Dark-skinned models do not often grace the covers of fashion magazines in Denmark. In fact, according to a questionnaire by MetroXpress newspaper, they don't appear on front covers at all.
Weeklies and monthlies such as Alt for Damerne, Woman, Q, Bazar, Sirene and Eurowoman have not had any women of colour on their covers in the past year.
According to Karen Klitgaard Povlsen, media expert at Århus University, Danish society is still very much a 'white society' and not many Danes are interested in other concepts of beauty other than their own, which is 'white and slim'.

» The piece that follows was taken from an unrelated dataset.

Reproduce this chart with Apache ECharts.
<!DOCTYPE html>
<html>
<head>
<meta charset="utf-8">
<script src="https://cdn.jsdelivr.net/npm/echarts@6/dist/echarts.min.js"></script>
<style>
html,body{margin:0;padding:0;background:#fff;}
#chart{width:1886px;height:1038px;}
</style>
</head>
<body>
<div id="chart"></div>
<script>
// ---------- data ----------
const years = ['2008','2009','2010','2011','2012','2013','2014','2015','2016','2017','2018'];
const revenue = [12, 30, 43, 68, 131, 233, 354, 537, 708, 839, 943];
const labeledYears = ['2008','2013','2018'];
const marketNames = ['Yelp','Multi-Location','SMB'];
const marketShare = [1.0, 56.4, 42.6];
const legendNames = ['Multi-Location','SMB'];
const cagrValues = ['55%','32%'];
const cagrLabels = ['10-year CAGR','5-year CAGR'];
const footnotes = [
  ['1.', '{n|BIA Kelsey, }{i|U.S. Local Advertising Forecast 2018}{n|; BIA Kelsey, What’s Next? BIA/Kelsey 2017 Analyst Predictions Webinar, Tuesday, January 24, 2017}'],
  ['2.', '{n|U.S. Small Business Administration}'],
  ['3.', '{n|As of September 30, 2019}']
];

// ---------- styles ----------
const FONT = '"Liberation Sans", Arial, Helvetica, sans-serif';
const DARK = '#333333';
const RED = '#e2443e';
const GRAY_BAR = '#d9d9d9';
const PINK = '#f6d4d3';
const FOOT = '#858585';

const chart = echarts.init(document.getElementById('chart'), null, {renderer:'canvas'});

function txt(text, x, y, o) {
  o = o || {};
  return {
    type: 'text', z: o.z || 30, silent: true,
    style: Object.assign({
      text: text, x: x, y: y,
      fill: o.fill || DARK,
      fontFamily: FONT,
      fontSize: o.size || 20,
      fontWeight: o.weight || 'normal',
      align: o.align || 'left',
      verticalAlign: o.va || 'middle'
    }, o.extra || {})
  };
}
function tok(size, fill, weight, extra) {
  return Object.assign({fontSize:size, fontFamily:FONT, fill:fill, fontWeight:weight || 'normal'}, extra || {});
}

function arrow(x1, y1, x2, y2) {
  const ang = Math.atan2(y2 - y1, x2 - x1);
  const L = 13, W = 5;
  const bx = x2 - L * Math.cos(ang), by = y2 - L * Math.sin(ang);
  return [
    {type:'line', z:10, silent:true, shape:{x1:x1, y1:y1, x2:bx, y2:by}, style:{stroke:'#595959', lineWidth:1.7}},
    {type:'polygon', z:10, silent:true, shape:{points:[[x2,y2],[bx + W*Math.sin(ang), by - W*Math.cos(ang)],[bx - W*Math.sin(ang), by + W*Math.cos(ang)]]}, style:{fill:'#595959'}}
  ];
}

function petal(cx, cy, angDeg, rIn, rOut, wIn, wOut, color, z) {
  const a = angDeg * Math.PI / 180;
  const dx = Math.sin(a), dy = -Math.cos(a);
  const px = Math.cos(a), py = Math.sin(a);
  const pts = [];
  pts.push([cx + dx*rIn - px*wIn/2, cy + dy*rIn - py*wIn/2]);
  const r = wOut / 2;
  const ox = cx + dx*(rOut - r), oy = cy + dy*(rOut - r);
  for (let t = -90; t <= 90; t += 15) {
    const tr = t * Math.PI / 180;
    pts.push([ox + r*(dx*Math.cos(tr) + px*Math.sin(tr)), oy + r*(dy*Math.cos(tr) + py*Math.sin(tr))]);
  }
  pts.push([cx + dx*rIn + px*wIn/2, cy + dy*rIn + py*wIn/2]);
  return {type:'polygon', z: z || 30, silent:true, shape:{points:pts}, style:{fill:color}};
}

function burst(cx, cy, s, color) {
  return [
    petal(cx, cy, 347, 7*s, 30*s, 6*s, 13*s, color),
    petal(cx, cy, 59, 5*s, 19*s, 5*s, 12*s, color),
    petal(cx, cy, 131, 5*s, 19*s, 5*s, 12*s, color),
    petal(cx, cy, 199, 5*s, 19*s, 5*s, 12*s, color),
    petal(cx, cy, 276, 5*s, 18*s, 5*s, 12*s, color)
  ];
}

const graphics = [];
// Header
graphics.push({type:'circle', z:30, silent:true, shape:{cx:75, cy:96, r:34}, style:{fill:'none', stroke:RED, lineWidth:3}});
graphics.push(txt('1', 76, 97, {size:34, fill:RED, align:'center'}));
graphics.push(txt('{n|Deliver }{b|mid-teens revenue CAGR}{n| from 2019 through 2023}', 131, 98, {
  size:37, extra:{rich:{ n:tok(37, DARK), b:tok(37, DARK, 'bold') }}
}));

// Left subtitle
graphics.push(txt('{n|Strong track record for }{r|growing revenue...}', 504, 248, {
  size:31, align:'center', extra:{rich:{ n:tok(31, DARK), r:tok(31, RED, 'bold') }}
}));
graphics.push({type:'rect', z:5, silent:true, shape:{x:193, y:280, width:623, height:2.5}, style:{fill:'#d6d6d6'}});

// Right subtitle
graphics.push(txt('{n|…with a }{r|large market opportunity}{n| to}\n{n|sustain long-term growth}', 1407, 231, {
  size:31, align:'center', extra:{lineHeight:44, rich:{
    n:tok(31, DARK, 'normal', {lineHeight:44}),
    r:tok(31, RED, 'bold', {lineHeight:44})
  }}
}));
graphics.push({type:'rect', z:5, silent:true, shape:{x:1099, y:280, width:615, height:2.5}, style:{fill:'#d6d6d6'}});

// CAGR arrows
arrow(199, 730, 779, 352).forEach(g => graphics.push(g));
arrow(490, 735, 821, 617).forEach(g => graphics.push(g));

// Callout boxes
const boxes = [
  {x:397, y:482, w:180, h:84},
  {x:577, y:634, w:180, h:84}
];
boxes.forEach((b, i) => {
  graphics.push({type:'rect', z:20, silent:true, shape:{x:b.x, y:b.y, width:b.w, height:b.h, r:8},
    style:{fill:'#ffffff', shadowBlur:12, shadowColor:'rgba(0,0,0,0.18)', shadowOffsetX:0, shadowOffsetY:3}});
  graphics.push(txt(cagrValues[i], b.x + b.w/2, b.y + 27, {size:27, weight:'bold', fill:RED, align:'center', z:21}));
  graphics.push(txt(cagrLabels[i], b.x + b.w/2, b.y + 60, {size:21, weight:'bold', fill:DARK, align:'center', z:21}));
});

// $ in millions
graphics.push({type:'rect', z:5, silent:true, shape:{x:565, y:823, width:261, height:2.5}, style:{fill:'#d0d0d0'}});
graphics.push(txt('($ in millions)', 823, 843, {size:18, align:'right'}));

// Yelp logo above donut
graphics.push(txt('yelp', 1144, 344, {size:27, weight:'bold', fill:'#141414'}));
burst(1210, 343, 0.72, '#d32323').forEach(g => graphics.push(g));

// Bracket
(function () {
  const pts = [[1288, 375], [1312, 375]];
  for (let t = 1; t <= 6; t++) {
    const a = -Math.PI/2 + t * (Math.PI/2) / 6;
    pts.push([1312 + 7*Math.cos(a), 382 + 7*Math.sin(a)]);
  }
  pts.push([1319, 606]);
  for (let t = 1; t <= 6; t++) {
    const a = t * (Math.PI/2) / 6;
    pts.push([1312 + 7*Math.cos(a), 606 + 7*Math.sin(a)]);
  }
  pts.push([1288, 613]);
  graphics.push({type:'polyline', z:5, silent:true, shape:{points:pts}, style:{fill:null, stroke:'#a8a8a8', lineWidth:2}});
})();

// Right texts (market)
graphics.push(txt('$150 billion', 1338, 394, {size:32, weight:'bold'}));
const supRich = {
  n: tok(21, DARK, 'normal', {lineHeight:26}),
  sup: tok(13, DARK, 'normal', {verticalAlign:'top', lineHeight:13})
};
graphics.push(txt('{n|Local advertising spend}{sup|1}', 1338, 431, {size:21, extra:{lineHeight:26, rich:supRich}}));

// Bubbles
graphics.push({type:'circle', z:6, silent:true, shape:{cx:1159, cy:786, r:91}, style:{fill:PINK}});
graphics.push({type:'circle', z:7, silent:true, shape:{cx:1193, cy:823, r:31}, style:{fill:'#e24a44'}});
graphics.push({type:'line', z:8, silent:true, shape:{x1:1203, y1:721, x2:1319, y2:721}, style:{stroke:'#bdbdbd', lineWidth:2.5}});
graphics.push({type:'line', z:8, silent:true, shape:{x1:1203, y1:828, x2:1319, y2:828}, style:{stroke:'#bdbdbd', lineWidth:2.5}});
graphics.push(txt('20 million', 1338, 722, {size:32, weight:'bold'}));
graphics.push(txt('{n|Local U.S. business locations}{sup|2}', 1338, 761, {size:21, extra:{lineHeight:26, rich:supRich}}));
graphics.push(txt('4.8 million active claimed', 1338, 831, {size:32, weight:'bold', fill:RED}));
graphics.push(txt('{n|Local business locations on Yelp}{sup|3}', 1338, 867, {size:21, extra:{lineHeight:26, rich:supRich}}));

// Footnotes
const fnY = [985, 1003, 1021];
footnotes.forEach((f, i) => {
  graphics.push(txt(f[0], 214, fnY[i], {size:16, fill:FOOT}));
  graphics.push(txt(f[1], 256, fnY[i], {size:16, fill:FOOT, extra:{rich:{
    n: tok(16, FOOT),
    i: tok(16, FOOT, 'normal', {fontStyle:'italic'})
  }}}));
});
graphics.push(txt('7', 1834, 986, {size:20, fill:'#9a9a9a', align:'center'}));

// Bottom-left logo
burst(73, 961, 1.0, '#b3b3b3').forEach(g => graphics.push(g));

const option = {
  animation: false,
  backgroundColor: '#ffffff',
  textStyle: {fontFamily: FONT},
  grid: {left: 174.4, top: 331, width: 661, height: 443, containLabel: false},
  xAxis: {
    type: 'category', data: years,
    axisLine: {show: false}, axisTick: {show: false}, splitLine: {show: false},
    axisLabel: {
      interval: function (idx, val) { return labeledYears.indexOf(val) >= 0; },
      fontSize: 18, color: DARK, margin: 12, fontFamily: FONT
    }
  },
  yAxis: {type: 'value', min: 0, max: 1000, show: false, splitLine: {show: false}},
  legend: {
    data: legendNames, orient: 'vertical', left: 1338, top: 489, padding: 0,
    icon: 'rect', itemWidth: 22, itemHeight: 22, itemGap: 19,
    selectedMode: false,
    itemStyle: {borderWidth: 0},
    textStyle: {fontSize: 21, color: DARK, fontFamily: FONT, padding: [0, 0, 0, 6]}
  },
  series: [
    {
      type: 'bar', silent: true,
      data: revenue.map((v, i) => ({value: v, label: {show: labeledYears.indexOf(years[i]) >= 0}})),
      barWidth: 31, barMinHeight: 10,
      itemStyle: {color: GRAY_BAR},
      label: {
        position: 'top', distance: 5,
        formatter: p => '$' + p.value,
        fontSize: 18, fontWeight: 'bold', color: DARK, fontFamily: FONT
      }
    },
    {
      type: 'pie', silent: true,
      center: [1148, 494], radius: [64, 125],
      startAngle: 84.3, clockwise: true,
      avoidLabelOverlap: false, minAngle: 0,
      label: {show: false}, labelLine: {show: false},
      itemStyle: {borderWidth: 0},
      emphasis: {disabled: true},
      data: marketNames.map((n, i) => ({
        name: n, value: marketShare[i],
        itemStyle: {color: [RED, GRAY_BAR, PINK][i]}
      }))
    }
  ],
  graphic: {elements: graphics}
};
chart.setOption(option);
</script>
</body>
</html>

'Danish media do not invite others in, and that's why ethnic minorities find other places to mirror themselves,' she said. 'It's a democratic problem.'
Sirene fashion magazine, targeted at women below 30, had a dark-skinned model on their cover once, but said sales were affected so much that the attempt was never repeated.
Fear of slumping sales and aiming for specific target groups were reasons most editors gave when questioned why only ethnic Danish cover models are used.

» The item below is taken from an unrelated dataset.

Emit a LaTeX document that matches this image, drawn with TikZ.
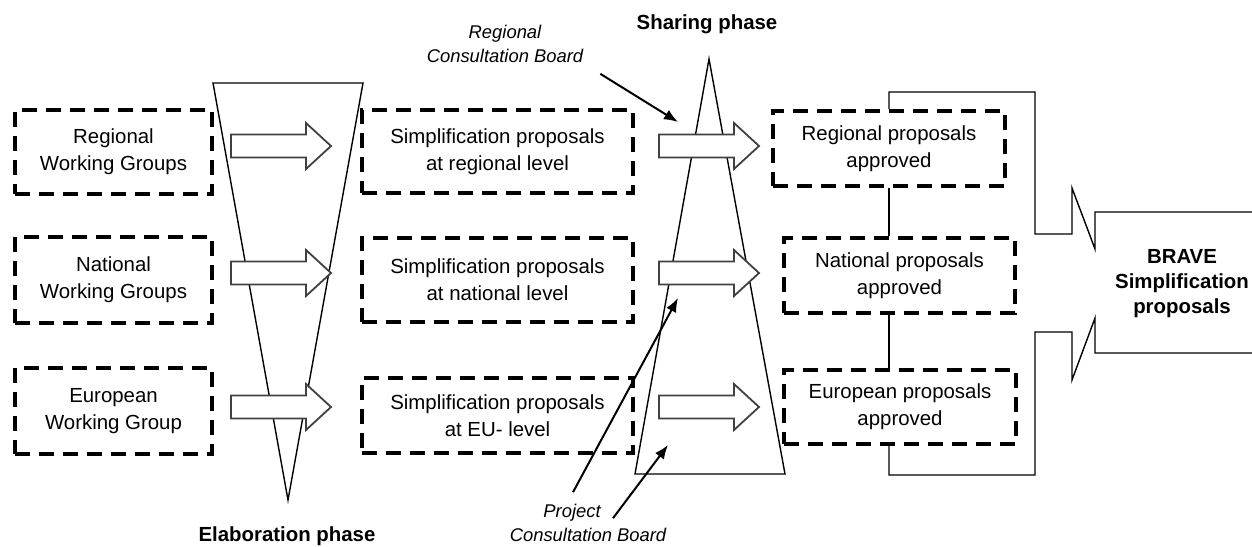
\documentclass[tikz,border=0pt]{standalone}
\usepackage{fontspec}
\setmainfont{Liberation Sans}
\usetikzlibrary{arrows.meta}

\tikzset{
  dashbox/.style={draw, line width=2pt, dash pattern=on 7.5pt off 4.5pt, align=center, inner sep=0pt, font=\fontsize{10.2}{13.5}\selectfont},
  phase/.style={font=\fontsize{10.2}{12}\selectfont\bfseries},
  board/.style={align=center, font=\fontsize{9.2}{12}\selectfont\itshape},
  frameline/.style={line width=0.7pt},
  funnel/.style={line width=0.7pt},
  arrline/.style={draw=black!75, fill=white, line width=0.9pt},
  pointer/.style={line width=1pt, -{Latex[length=7pt,width=5.5pt]}},
  blockarr/.pic={\draw[arrline] (0,-11.5) -- (75,-11.5) -- (75,-23) -- (100,0) -- (75,23) -- (75,11.5) -- (0,11.5) -- cycle;}
}

\begin{document}
\begin{tikzpicture}[x=0.5pt, y=-0.5pt]
  \useasboundingbox (0,0) rectangle (1252,546);

  % funnels
  \draw[funnel] (213,83) -- (363,83) -- (288,500) -- cycle;
  \draw[funnel] (709,59) -- (785,474) -- (635,474) -- cycle;

  % working groups
  \node[dashbox, minimum width=98.5pt, minimum height=42pt] (rwg) at (113.5,152) {Regional\\Working Groups};
  \node[dashbox, minimum width=98.5pt, minimum height=43pt] (nwg) at (113.5,280) {National\\Working Groups};
  \node[dashbox, minimum width=98.5pt, minimum height=43pt] (ewg) at (113.5,411) {European\\Working Group};

  % proposals
  \node[dashbox, minimum width=135.5pt, minimum height=41.5pt] (rsp) at (497.5,151.5) {Simplification proposals\\at regional level};
  \node[dashbox, minimum width=135.5pt, minimum height=42pt] (nsp) at (497.5,280) {Simplification proposals\\at national level};
  \node[dashbox, minimum width=135.5pt, minimum height=37.5pt] (esp) at (497.5,415.5) {Simplification proposals\\at EU- level};

  % approved
  \node[dashbox, minimum width=116pt, minimum height=37.5pt] (rpa) at (889,148.5) {Regional proposals\\approved};
  \node[dashbox, minimum width=115.5pt, minimum height=37.5pt] (npa) at (899.5,275.5) {National proposals\\approved};
  \node[dashbox, minimum width=116pt, minimum height=37pt] (epa) at (900,407) {European proposals\\approved};

  \foreach \y in {146,273,407} {
    \pic at (231,\y) {blockarr};
    \pic at (659,\y) {blockarr};
  }

  % final output
  \node[font=\fontsize{10.2}{12.5}\selectfont\bfseries, align=center] (brave) at (1182,284) {BRAVE\\Simplification\\proposals};
  \draw[frameline] (rpa.north) |- (1035,92) -- (1035,234) -- (1072,234) -- (1072,188) -- (1095,249) -- (1095,212) -- (1252,212);
  \draw[frameline] (1252,353) -- (1095,353) -- (1095,318) -- (1072,380) -- (1072,332) -- (1035,332) -- (1035,475) -| (epa.south -| rpa.north);
  \draw[frameline] (rpa.south) -- (rpa.south |- npa.north);
  \draw[frameline] (rpa.south |- npa.south) -- (rpa.south |- epa.north);

  % labels
  \node[phase, anchor=base] (elab) at (287,541) {Elaboration phase};
  \node[phase, anchor=base] (share) at (707,29) {Sharing phase};
  \node[board] (rcb) at (505,44) {Regional\\Consultation Board};
  \node[board] (pcb) at (588,523) {Project\hspace*{16pt}\\Consultation Board};

  \coordinate (rcbtip) at (678,122);
  \coordinate (pcbtipa) at (678,298);
  \coordinate (pcbtipb) at (668,445);
  \draw[pointer] ([xshift=5pt,yshift=-2pt]rcb.south east) -- (rcbtip);
  \draw[pointer] ([xshift=-7.5pt,yshift=2.5pt]pcb.north) -- (pcbtipa);
  \draw[pointer] ([xshift=12.5pt,yshift=-10.5pt]pcb.north) -- (pcbtipb);
\end{tikzpicture}
\end{document}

Camilla Kjems, editor-in-chief of Q and Bazar magazines, has never assigned a cover girl of colour and said: 'The industry is very narrow-minded and I've never come across models of ethnic minorities. It's thought-provoking.'
She said she would like to put a dark-skinned woman on one of her covers, but feared that magazine sales would fall.
Hanne Højberg, editor-in-chief of Alt for Damerne, concurred and said that it was important the cover models reflected their readers. The target group for her magazine are well-educated Danish women between 20 and 40 years old.
She added that the magazine has had interviews with women from ethnic minorities, but the cover needed to have a broader appeal.